Читать «Лекции о литературе. Диалог эпох» онлайн - страница 156

Евгений Викторович Жаринов

Но прежде чем рассматривать мифологический аспект всех военных сцен в произведении Толстого, нам следует вновь вернуться к творчеству английского писателя.

Дело в том, что война действительно является очень устойчивым мифологическим архетипом. Вот что по этому поводу написано в одном из авторитетнейших справочников: «В космическом смысле любая война предполагает борьбу света против тьмы – добра против зла. В мифологии есть большое количество примеров такой борьбы: Юпитер борется с титанами, бог Тор – с гигантами. Гильгамеш и другие герои – с чудищами. Обычно поле битвы символизирует собой реальный аспект бытия, на котором и осуществляется основное действие. В соответствии с исламской традицией любая реальная война с неверными является лишь «малой священной войной», в то время как «великая священная война» призвана освободить человека от всякой скверны внутри его самого. Чем грандиознее война, тем больший символ веры она собой представляет».

Французский исследователь Р. Гвенон добавляет к сказанному, что «единственным оправданием войны является ослабление разобщенности и приход к единению и общности – от хаоса к гармонии. В этом смысле войну можно рассматривать как восстановление утраченной гармонии и порядка, как своеобразную жертву, которая сродни только космической жертве. То же самое можно обнаружить и в физическом плане: человек должен найти внутреннюю гармонию в своих действиях, в своих мыслях, а также между своими мыслями и действиями».

У Дж. Р. Р. Толкина битва становится кульминацией всей эпопеи «Властелин колец». Причем описание ее распадается сразу же на несколько глав, а само сражение словно рассмотрено с различных точек зрения.

Так, накануне битвы король Арагорн поднимает из земли войска мертвых и ведет их в бой против сил тьмы, а в городе Гондоре все готовятся к осаде приблизительно с такой же домашне-деловой беспечностью, как и при подготовке русских солдат к Шенграбинскому сражению.
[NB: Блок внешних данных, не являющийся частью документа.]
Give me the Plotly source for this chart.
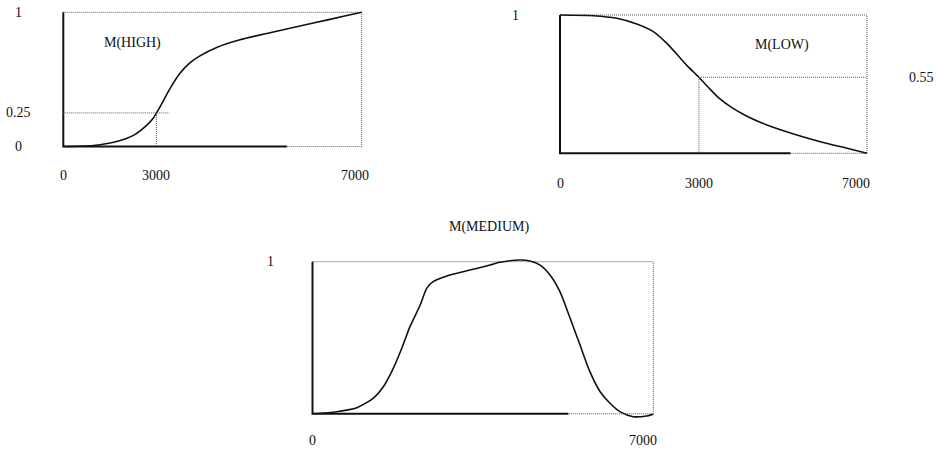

Битва уже началась, она почти достигла своего апогея, как на батарее Раевского в 12 ч. пополудни, причем автор, кажется, почти полностью растворился в сознании мага Гандольфа. противостоящего из последних сил Черному Всаднику, – и вдруг новая смена, и Толкин неожиданно переключает читательское внимание на подробное и поначалу размеренное описание похода короля Рохана Теодена, на воспроизведение психологического состояния его войск накануне решающей атаки. Затем дается сцена героической гибели короля Теодена и его дочери. Можно сказать с определенным допуском, что «окопные сцены» или сцены сражения, которые словно сняты так называемой «субъективной камерой», сменяются общим панорамным видением всей битвы в ее земном конкретном и космическом аспекте.

Эта «стереоскопичность» видения событий огромной важности всегда считалась особой заслугой художественного мастерства Л. Толстого, но на самом деле подобная традиция берет свое начало еще в творчестве Гомера. В свое время очень убедительно об этом писал В. Кожинов, разбирая особенности эпического повествования в «Илиаде». Исследователь проанализировал один эпизод пятой песни знаменитой поэмы, в котором Эней обращается с просьбой к своему другу Пандару помочь ему обуздать воинственный гнев Диомеда. Неожиданно картина битвы сменяется мирными видениями жизни, которая течет своим чередом на огромном расстоянии от описываемых мест.